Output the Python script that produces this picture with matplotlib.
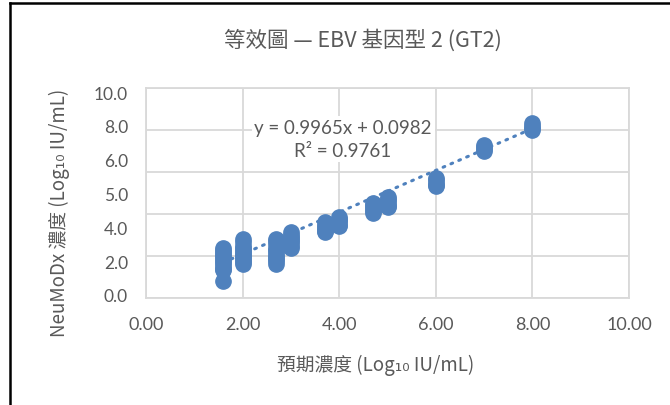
import matplotlib
matplotlib.use("Agg")
import matplotlib.pyplot as plt
from matplotlib.lines import Line2D
import numpy as np

# expected concentration (log10 IU/mL) and measured NeuMoDx values per level
levels = [1.6, 2.0, 2.7, 3.0, 3.7, 4.0, 4.7, 5.0, 6.0, 7.0, 8.0]
measured = [
    [2.38, 2.3, 2.2, 2.1, 2.0, 1.9, 1.8, 1.7, 1.6, 1.5, 1.4, 1.33, 0.82],
    [2.79, 2.65, 2.5, 2.4, 2.3, 2.2, 2.1, 2.0, 1.9, 1.8, 1.7, 1.64],
    [2.83, 2.7, 2.55, 2.4, 2.3, 2.2, 2.05, 1.95, 1.85, 1.75, 1.64],
    [3.12, 3.0, 2.9, 2.8, 2.7, 2.6, 2.5, 2.36],
    [3.6, 3.5, 3.4, 3.3, 3.2, 3.14],
    [3.86, 3.78, 3.7, 3.6, 3.5, 3.45],
    [4.52, 4.45, 4.35, 4.25, 4.15, 4.05],
    [4.81, 4.7, 4.6, 4.5, 4.4, 4.31],
    [5.71, 5.6, 5.5, 5.4, 5.31],
    [7.29, 7.2, 7.1, 6.98],
    [8.33, 8.2, 8.1, 8.0],
]
slope = 0.9965
intercept = 0.0982
r2 = 0.9761

xticks = [0, 2, 4, 6, 8, 10]
xticklabels = ["0.00", "2.00", "4.00", "6.00", "8.00", "10.00"]
ygrid = [0, 2, 4, 6, 8, 10]
yticklabels = ["0.0", "2.0", "4.0", "5.0", "6.0", "8.0", "10.0"]

latin = ["Lato", "Noto Sans CJK TC", "DejaVu Sans"]
cjk = ["Noto Sans CJK TC", "DejaVu Sans"]
grey = "#595959"
blue = "#4f81bd"

fig = plt.figure(figsize=(6.7, 4.06), dpi=100)
ax = fig.add_axes([146 / 670, 1 - 299 / 406, 483 / 670, 210 / 406])

xs = np.concatenate([[lv] * len(m) for lv, m in zip(levels, measured)])
ys = np.concatenate(measured)

# trendline over the data range
tx = np.linspace(min(levels), max(levels), 50)
ax.plot(tx, slope * tx + intercept, color=blue, lw=2.2,
        linestyle=(0, (0.6, 2.2)), dash_capstyle="round", zorder=2)
ax.plot(xs, ys, "o", color=blue, ms=11, mec=blue, zorder=3)

ax.set_xlim(0, 10)
ax.set_ylim(0, 10)
ax.set_xticks(xticks, xticklabels)
ax.set_yticks(ygrid, minor=True)
ax.set_yticks(np.linspace(0.15, 9.8, len(yticklabels)), yticklabels)
ax.grid(True, which="minor", axis="y", color="#d9d9d9", lw=1.3)
ax.grid(True, which="major", axis="x", color="#d9d9d9", lw=1.3)
ax.tick_params(which="both", length=0)
ax.tick_params(axis="y", pad=13, labelsize=12.5, labelcolor=grey)
ax.tick_params(axis="x", pad=13, labelsize=13, labelcolor=grey)
for lab in ax.get_xticklabels() + ax.get_yticklabels():
    lab.set_family(latin)
for sp in ax.spines.values():
    sp.set_color("#d9d9d9")
    sp.set_linewidth(1.3)
ax.set_axisbelow(True)

ax.text(0.408, 0.757, "y = 0.9965x + 0.0982\nR\u00b2 = " + f"{r2:.4f}",
        transform=ax.transAxes, ha="center", va="center", fontsize=13.5,
        color=grey, family=latin, linespacing=1.45, zorder=1,
        bbox=dict(facecolor="white", edgecolor="none", pad=2))

fig.text(363 / 670, 1 - 40 / 406, "等效圖 — EBV 基因型 2 (GT2)", ha="center",
         va="center", fontsize=15.5, color=grey, family=cjk)
fig.text(376 / 670, 1 - 365 / 406, "預期濃度 (Log\u2081\u2080 IU/mL)", ha="center",
         va="center", fontsize=13.5, color=grey, family=cjk)
fig.text(59 / 670, 1 - 213 / 406, "NeuMoDx 濃度 (Log\u2081\u2080 IU/mL)", ha="center",
         va="center", fontsize=13.5, color=grey, family=cjk, rotation=90)

# frame on top and left edges
fig.add_artist(Line2D([9.5 / 670, 1], [1 - 3.5 / 406] * 2, color="black", lw=1.8,
                      transform=fig.transFigure))
fig.add_artist(Line2D([9.5 / 670] * 2, [0, 1 - 3.5 / 406], color="black", lw=1.8,
                      transform=fig.transFigure))

fig.savefig("out.png", dpi=100)
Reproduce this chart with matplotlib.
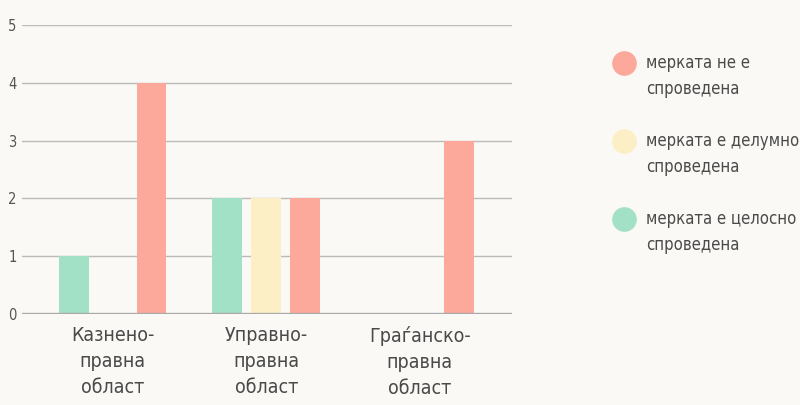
import numpy as np
import matplotlib.pyplot as plt

categories = ['Казнено-\nправна\nобласт', 'Управно-\nправна\nобласт', 'Граѓанско-\nправна\nобласт']
series = ['мерката не е\nспроведена', 'мерката е делумно\nспроведена', 'мерката е целосно\nспроведена']
full = [1, 2, 0]
partial = [0, 2, 0]
none = [4, 2, 3]

c_none = '#fca89a'
c_partial = '#fcefc6'
c_full = '#a3e1c6'
bg = '#faf9f5'

plt.rcParams['font.family'] = ['DejaVu Sans']
plt.rcParams['font.stretch'] = 'condensed'

fig = plt.figure(figsize=(8, 4.05), dpi=100, facecolor=bg)
ax = fig.add_axes([0.0275, 0.2247, 0.6125, 0.7136], facecolor=bg)

x = np.arange(len(categories))
off = 0.253
w = 0.195
ax.bar(x - off, full, w, color=c_full, zorder=3)
ax.bar(x, partial, w, color=c_partial, zorder=3)
ax.bar(x + off, none, w, color=c_none, zorder=3)

ax.set_xlim(-0.59, 2.6)
ax.set_ylim(0, 5)
ax.set_yticks(range(6))
for y in range(1, 6):
    ax.axhline(y, color='#bbbbbb', lw=1, zorder=1)
ax.axhline(0, color='#a9a9a9', lw=2.4, zorder=4)
for s in ax.spines.values():
    s.set_visible(False)
ax.tick_params(axis='y', length=0, pad=4, labelsize=10.5, labelcolor='#555555')
ax.tick_params(axis='x', length=0, pad=9, labelsize=14, labelcolor='#4a4a4a')
ax.set_xticks(x)
ax.set_xticklabels(categories, linespacing=1.45)

colors = [c_none, c_partial, c_full]
ys = [63, 141, 219]
for lab, col, yp in zip(series, colors, ys):
    fy = 1 - yp / 405
    ax.scatter([624 / 800], [fy], s=280, color=col, transform=fig.transFigure, clip_on=False, zorder=5)
    fig.text(646 / 800, fy + 9 / 405, lab, va='top', ha='left', fontsize=12, color='#4a4a4a', linespacing=1.6)

fig.savefig('out.png', dpi=100, facecolor=bg)
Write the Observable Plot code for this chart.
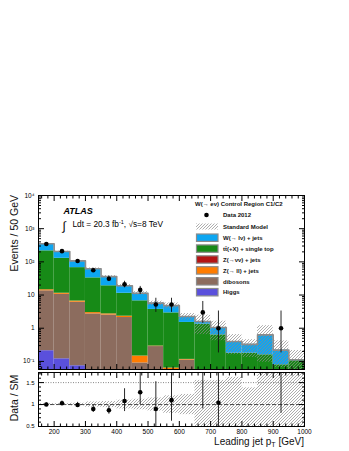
<!DOCTYPE html>
<html><head><meta charset="utf-8">
<script src="https://cdn.jsdelivr.net/npm/d3@7"></script>
<script src="https://cdn.jsdelivr.net/npm/@observablehq/plot@0.6"></script>
<style>
body{margin:0;background:#fff;}
#chart{position:relative;width:349px;height:451px;font-family:"Liberation Sans",Arial,Helvetica,sans-serif;}
#chart svg{position:absolute;left:0;top:0;overflow:visible;background:transparent !important;}
</style></head><body><div id="chart"></div>
<script>
// ---------------- data ----------------
const binEdges = [150,200,250,300,350,400,450,500,550,600,650,700,750,800,850,900,950,1000];
const higgs    = [0.21,0.12,0.074,0,0,0,0,0,0,0,0,0,0,0,0,0,0];
const dibosons = [13.2,10.4,6.0,2.7,2.5,2.1,0.09,0.28,0.03,0.11,0,0,0,0,0,0,0];
const zll      = [1.0,0.8,0.5,0.25,0.2,0.2,0.055,0.01,0.033,0.005,0,0,0,0,0,0,0];
const znunu    = [0.03,0.02,0.01,0.01,0.005,0.005,0,0,0,0,0,0,0,0,0,0,0];
const ttbar    = [200.6,116.7,60.4,30,16.3,9.0,6.55,3.4,2.84,1.38,1.32,0.63,0.177,0.177,0.158,0.079,0.105];
const wjets    = [135,77,40,29,17,7.7,4.6,2.0,1.9,0.75,0.28,0.42,0.22,0.15,0.47,0.14,0.007];
const dataValues = [345,210,106,56,31,21,14.3,5.2,5.2,null,3,1,null,null,null,1,null];
const dataLow    = [327,196,96,48.5,25.5,16.5,10.5,3.0,3.0,null,1.4,0.18,null,null,null,0.18,null];
const dataHigh   = [364,224,117,64,37,26,18.2,8.0,8.0,null,6.4,3.3,null,null,null,3.3,null];
const ratioValues = [1.0,1.03,0.99,0.90,0.87,1.08,1.28,0.90,1.10,null,1.9,1.04,null,null,null,4.5,null];
const ratioLow    = [0.96,0.98,0.94,0.82,0.78,0.84,1.0,0.45,0.62,null,0.9,0.45,null,null,null,0.8,null];
const ratioHigh   = [1.04,1.08,1.05,0.98,0.97,1.36,1.8,1.52,1.8,null,3,3,null,null,null,3,null];
const smUp   = [0.02,0.02,0.03,0.06,0.07,0.1,0.12,0.15,0.2,0.23,0.55,0.55,0.62,0.38,0.9,0.9,0.9];
const smDown = [0.02,0.02,0.03,0.06,0.07,0.1,0.12,0.15,0.2,0.23,0.6,0.6,0.6,0.6,0.85,0.7,0.6];
const yTickValues = [0.1,1,10,100,1000,10000];
const yTickLabels = ["10\u207B\u00B9","1","10","10\u00B2","10\u00B3","10\u2074"];
const xTickValues = [200,300,400,500,600,700,800,900,1000];
const xTickLabels = ["200","300","400","500","600","700","800","900","1000"];
const rTickValues = [0.5,1,1.5];
const rTickLabels = ["0.5","1","1.5"];
const legendLabels = ["W(\u2192 l\u03BD) + jets","t\u0074\u0304(+X) + single top","Z(\u2192\u03BD\u03BD) + jets","Z(\u2192 ll) + jets","dibosons","Higgs"];
const colors = ["#0ca6f2","#178a17","#b41414","#ff7c00","#8c6c5e","#5a50dc"];

// ---------------- setup ----------------
const font = '"Liberation Sans", Arial, Helvetica, sans-serif';
const chart = document.getElementById("chart");
// hatch pattern defs
const defsSvg = d3.select(chart).append("svg").attr("width",0).attr("height",0);
const pat = defsSvg.append("defs").append("pattern").attr("id","hatch")
  .attr("patternUnits","userSpaceOnUse").attr("width",3).attr("height",3);
pat.append("path").attr("d","M-1,1 l2,-2 M0,3 l3,-3 M2,4 l2,-2")
  .attr("stroke","#8a8a8a").attr("stroke-width",0.7);

const bins = d3.range(binEdges.length-1).map(i => ({i, x1: binEdges[i], x2: binEdges[i+1], xc: (binEdges[i]+binEdges[i+1])/2}));
const components = [
  {values: higgs, color: colors[5]},
  {values: dibosons, color: colors[4]},
  {values: zll, color: colors[3]},
  {values: znunu, color: colors[2]},
  {values: ttbar, color: colors[1]},
  {values: wjets, color: colors[0]}
];
const totals = bins.map(() => 0);
const stackRects = [];
for (const c of components) {
  bins.forEach((b, i) => {
    const v = c.values[i];
    if (v > 0) stackRects.push({x1: b.x1, x2: b.x2, y1: totals[i] > 0 ? totals[i] : 1e-3, y2: totals[i] + v, fill: c.color});
    totals[i] += v;
  });
}
const outline = bins.map(b => ({x: b.x1, y: totals[b.i]})).concat([{x: binEdges[binEdges.length-1], y: totals[totals.length-1]}]);
const mainBand = bins.map(b => ({x1: b.x1, x2: b.x2, y1: totals[b.i]*(1-smDown[b.i]), y2: totals[b.i]*(1+smUp[b.i])}));
const ratioBand = bins.map(b => ({x1: b.x1, x2: b.x2, y1: 1-smDown[b.i], y2: 1+smUp[b.i]}));
const dataPts = bins.filter(b => dataValues[b.i] != null).map(b => ({x: b.xc, y: dataValues[b.i], lo: dataLow[b.i], hi: dataHigh[b.i]}));
const ratioPts = bins.filter(b => ratioValues[b.i] != null).map(b => ({x: b.xc, y: ratioValues[b.i], lo: ratioLow[b.i], hi: ratioHigh[b.i]}));

const yMinor = [];
for (let e = -2; e < 4; e++) for (let k = 2; k <= 9; k++) { const v = k * Math.pow(10, e); if (v > 0.057 && v < 1e4) yMinor.push(v); }
const xMinor = d3.range(160, 1000, 20).filter(v => v % 100 !== 0);
const rMinor = d3.range(0.6, 1.75, 0.1).filter(v => Math.abs(v*2 - Math.round(v*2)) > 1e-6);
const blank = () => "";

function frameTicks(xMaj, xMin, yMaj, yMin) {
  return [
    Plot.axisX(xMaj, {anchor: "bottom", tickSize: -5, tickFormat: blank, label: null}),
    Plot.axisX(xMin, {anchor: "bottom", tickSize: -2.5, tickFormat: blank, label: null}),
    Plot.axisX(xMaj, {anchor: "top", tickSize: -5, tickFormat: blank, label: null}),
    Plot.axisX(xMin, {anchor: "top", tickSize: -2.5, tickFormat: blank, label: null}),
    Plot.axisY(yMaj, {anchor: "left", tickSize: -6, tickFormat: blank, label: null}),
    Plot.axisY(yMin, {anchor: "left", tickSize: -3, tickFormat: blank, label: null}),
    Plot.axisY(yMaj, {anchor: "right", tickSize: -6, tickFormat: blank, label: null}),
    Plot.axisY(yMin, {anchor: "right", tickSize: -3, tickFormat: blank, label: null})
  ];
}

// ---------------- main panel ----------------
const main = Plot.plot({
  width: 349, height: 371,
  marginTop: 195, marginBottom: 2, marginLeft: 38, marginRight: 45,
  style: {background: "none", fontFamily: font},
  x: {domain: [150, 1000], label: null},
  y: {type: "log", domain: [0.057, 1e4], label: null},
  marks: [
    Plot.rect(stackRects, {x1: "x1", x2: "x2", y1: "y1", y2: "y2", fill: "fill", clip: true}),
    Plot.rect(mainBand, {x1: "x1", x2: "x2", y1: "y1", y2: "y2", fill: "url(#hatch)", clip: true}),
    Plot.line(outline, {x: "x", y: "y", curve: "step-after", stroke: "#8c8c8c", strokeWidth: 1.6, clip: true}),
    Plot.ruleX(dataPts, {x: "x", y1: "lo", y2: "hi", stroke: "#111", strokeWidth: 0.9, clip: true}),
    Plot.dot(dataPts, {x: "x", y: "y", r: 2.3, fill: "black", stroke: "none", clip: true}),
    Plot.axisY(yTickValues, {anchor: "left", tickSize: 0, tickPadding: 4, fontSize: 6.5, label: null,
      tickFormat: d => yTickLabels[yTickValues.indexOf(d)]}),
    ...frameTicks(xTickValues, xMinor, yTickValues, yMinor),
    Plot.frame({stroke: "black", strokeWidth: 1})
  ]
});
chart.appendChild(main);

// ---------------- ratio panel ----------------
const ratio = Plot.plot({
  width: 349, height: 451,
  marginTop: 372, marginBottom: 25, marginLeft: 38, marginRight: 45,
  style: {background: "none", fontFamily: font},
  x: {domain: [150, 1000], label: null},
  y: {domain: [0.5, 1.73], label: null},
  marks: [
    Plot.rect(ratioBand, {x1: "x1", x2: "x2", y1: "y1", y2: "y2", fill: "url(#hatch)", clip: true}),
    Plot.ruleY([1.5], {stroke: "#555", strokeWidth: 0.7, strokeDasharray: "1,1.5"}),
    Plot.ruleY([1], {stroke: "#222", strokeWidth: 0.8, strokeDasharray: "4,2"}),
    Plot.ruleX(ratioPts, {x: "x", y1: "lo", y2: "hi", stroke: "#111", strokeWidth: 0.9, clip: true}),
    Plot.dot(ratioPts, {x: "x", y: "y", r: 2.3, fill: "black", stroke: "none", clip: true}),
    Plot.axisY(rTickValues, {anchor: "left", tickSize: 0, tickPadding: 4, fontSize: 6, label: null,
      tickFormat: d => rTickLabels[rTickValues.indexOf(d)]}),
    Plot.axisX(xTickValues, {anchor: "bottom", tickSize: 0, tickPadding: 3, fontSize: 6.5, label: null,
      tickFormat: d => xTickLabels[xTickValues.indexOf(d)]}),
    ...frameTicks(xTickValues, xMinor, rTickValues, rMinor),
    Plot.frame({stroke: "black", strokeWidth: 1})
  ]
});
chart.appendChild(ratio);

// ---------------- overlay text & legend ----------------
const ov = d3.select(chart).append("svg").attr("width", 349).attr("height", 451)
  .style("font-family", font).style("pointer-events", "none");

ov.append("text").attr("transform", "translate(17.5,195) rotate(-90)").attr("text-anchor", "end")
  .attr("font-size", 10.5).attr("fill", "#111").text("Events / 50 GeV");
ov.append("text").attr("transform", "translate(17.5,398) rotate(-90)").attr("text-anchor", "middle")
  .attr("font-size", 10.5).attr("fill", "#111").text("Data / SM");
const xt = ov.append("text").attr("x", 304).attr("y", 444.5).attr("text-anchor", "end")
  .attr("font-size", 10).attr("fill", "#111");
xt.append("tspan").text("Leading jet p");
xt.append("tspan").attr("font-size", 7).attr("dy", 2.5).text("T");
xt.append("tspan").attr("dy", -2.5).text(" [GeV]");

ov.append("text").attr("x", 63.5).attr("y", 213.5).attr("font-size", 9).attr("font-weight", "bold")
  .attr("font-style", "italic").text("ATLAS");
ov.append("text").attr("x", 62.5).attr("y", 229.5).attr("font-size", 12).text("\u222B");
const lum = ov.append("text").attr("x", 72.5).attr("y", 227).attr("font-size", 8.3);
lum.append("tspan").text("Ldt = 20.3 fb");
lum.append("tspan").attr("font-size", 5.5).attr("dy", -3).text("-1");
lum.append("tspan").attr("dy", 3).text(", \u221As=8 TeV");

const lg = ov.append("g").attr("font-size", 6).attr("font-weight", "bold").attr("fill", "#111");
lg.append("text").attr("x", 195).attr("y", 206.2).text("W(\u2192 e\u03BD) Control Region C1/C2");
lg.append("circle").attr("cx", 206.5).attr("cy", 215).attr("r", 2.3).attr("fill", "black");
lg.append("text").attr("x", 223).attr("y", 217.2).text("Data 2012");
lg.append("rect").attr("x", 196).attr("y", 223.5).attr("width", 22).attr("height", 6).attr("fill", "url(#hatch)");
lg.append("text").attr("x", 223).attr("y", 228.7).text("Standard Model");
legendLabels.forEach((t, k) => {
  const cy = 237.7 + k * 10.9;
  lg.append("rect").attr("x", 196.5).attr("y", cy - 3.7).attr("width", 21.5).attr("height", 7.4)
    .attr("fill", colors[k]).attr("stroke", "#8c8c8c").attr("stroke-width", 1.2);
  lg.append("text").attr("x", 223).attr("y", cy + 2.2).text(t);
});
</script></body></html>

* REQUIREMENTS: Only the lines from the top of the records through the line with "ax = fig.add_axes([146" belong in the copy; write them out exactly, leaving out pictures.

* CORRECT OUTPUT:
Output the Python script that produces this picture with matplotlib.
import matplotlib
matplotlib.use("Agg")
import matplotlib.pyplot as plt
from matplotlib.lines import Line2D
import numpy as np

# expected concentration (log10 IU/mL) and measured NeuMoDx values per level
levels = [1.6, 2.0, 2.7, 3.0, 3.7, 4.0, 4.7, 5.0, 6.0, 7.0, 8.0]
measured = [
    [2.38, 2.3, 2.2, 2.1, 2.0, 1.9, 1.8, 1.7, 1.6, 1.5, 1.4, 1.33, 0.82],
    [2.79, 2.65, 2.5, 2.4, 2.3, 2.2, 2.1, 2.0, 1.9, 1.8, 1.7, 1.64],
    [2.83, 2.7, 2.55, 2.4, 2.3, 2.2, 2.05, 1.95, 1.85, 1.75, 1.64],
    [3.12, 3.0, 2.9, 2.8, 2.7, 2.6, 2.5, 2.36],
    [3.6, 3.5, 3.4, 3.3, 3.2, 3.14],
    [3.86, 3.78, 3.7, 3.6, 3.5, 3.45],
    [4.52, 4.45, 4.35, 4.25, 4.15, 4.05],
    [4.81, 4.7, 4.6, 4.5, 4.4, 4.31],
    [5.71, 5.6, 5.5, 5.4, 5.31],
    [7.29, 7.2, 7.1, 6.98],
    [8.33, 8.2, 8.1, 8.0],
]
slope = 0.9965
intercept = 0.0982
r2 = 0.9761

xticks = [0, 2, 4, 6, 8, 10]
xticklabels = ["0.00", "2.00", "4.00", "6.00", "8.00", "10.00"]
ygrid = [0, 2, 4, 6, 8, 10]
yticklabels = ["0.0", "2.0", "4.0", "5.0", "6.0", "8.0", "10.0"]

latin = ["Lato", "Noto Sans CJK TC", "DejaVu Sans"]
cjk = ["Noto Sans CJK TC", "DejaVu Sans"]
grey = "#595959"
blue = "#4f81bd"

fig = plt.figure(figsize=(6.7, 4.06), dpi=100)
ax = fig.add_axes([146 / 670, 1 - 299 / 406, 483 / 670, 210 / 406])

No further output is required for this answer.